Cheaters, scope of inference. (1.14, p. 29) Exercise 1.5 introduces a study where researchers studying the relationship between honesty, age, and self-control conducted an experiment on 160 children between the ages of 5 and 15. The researchers asked each child to toss a fair coin in private and to record the outcome (white or black) on a paper sheet, and said they would only reward children who report white. Half the students were explicitly told not to cheat and the others were not given any explicit instructions.

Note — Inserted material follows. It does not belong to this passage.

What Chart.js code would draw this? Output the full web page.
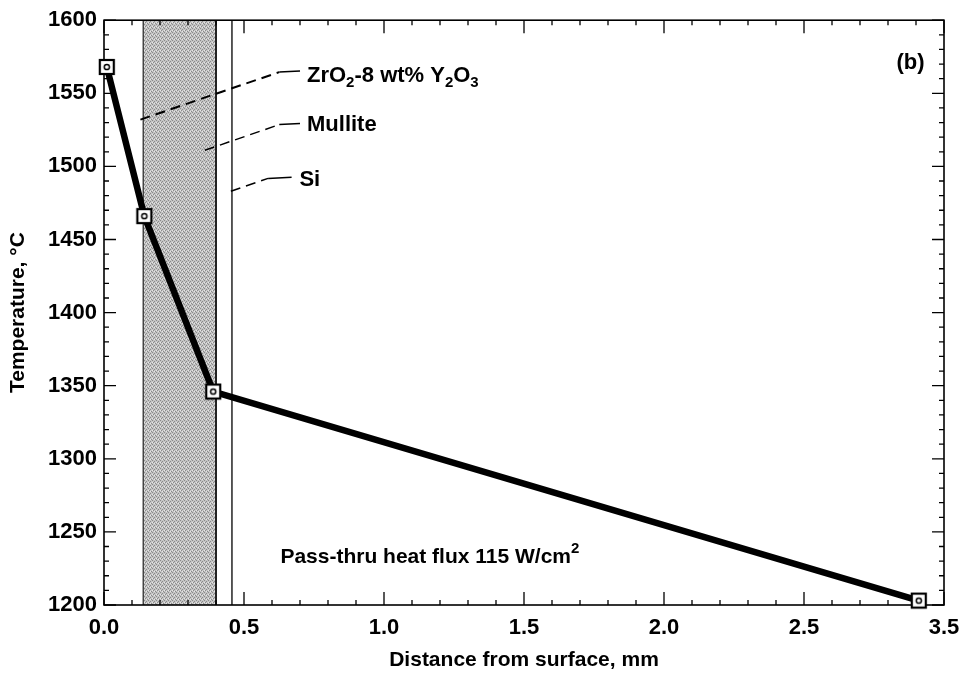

Differences were observed in the cheating rates in the instruction and no instruction groups, as well as some differences across children’s characteristics within each group.

Identify the population of interest and the sample in this study.

The population is children in general while the sample is children ages 5-15.

Comment on whether or not the results of the study can be generalized to the population, and if the findings of the study can be used to establish causal relationships.

We don’t know enough to generalize the sample back to population. We aren’t told if the sample was a truely random sample from kids all over the world, from one geographical area, of a predominant ethonuc group, etc. We also cannot determine a causal relationship … did some childern understand or interpret the instructions differently? If this experiemnt were run with more affluent children vs poorer children, this might affect outcomes.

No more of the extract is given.